Immortalized in “Brian’s Song,” he showed as much fight on the field as off in his short life.
Brian Piccolo was born on October 31, 1943 in Pittsfield, Massachusetts and was immortalized in the film “Brian’s Song” after losing his battle with cancer at the age of 26.
At Central Catholic High School, Piccolo played offensive tackle and halfback. He took a scholarship to Wake Forest University where, in his senior year, he led the nation in rushing with 1,044 yards on 252 carries (a 4.1-yard average.)
Despite being named Atlantic Coast Conference Player of the Year, he was not drafted by the NFL in 1964. Many felt that at 5’11″ and 190 pounds, Piccolo simply wasn’t large or fast enough.
The Chicago Bears signed him as a free agent, and Piccolo toiled on the team’s taxi squad before entering the game. From 1966-1969, he scored four touchdowns, rushed 258 times for 927 yards and caught 58 passes for 537 yards.

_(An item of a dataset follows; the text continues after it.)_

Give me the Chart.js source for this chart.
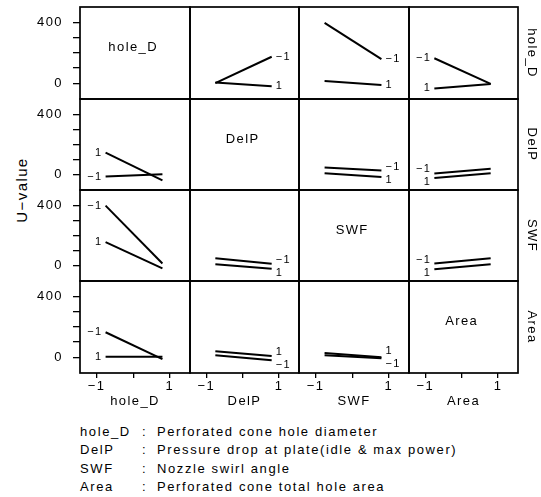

Piccolo also fought hard to emerge from the shadow of running back Gale Sayers, who was also his best friend. The relationship between the white Piccolo and African-American Sayers made waves and broke boundaries at the height of the civil rights movement when the best friends became the first interracial roommates in the NFL.
In 1969, Piccolo was diagnosed with cancer and, despite a valiant fight, he lost his battle on June 16, 1970 at age 26. He was elected to the National Italian American Sports Hall of Fame in 1980.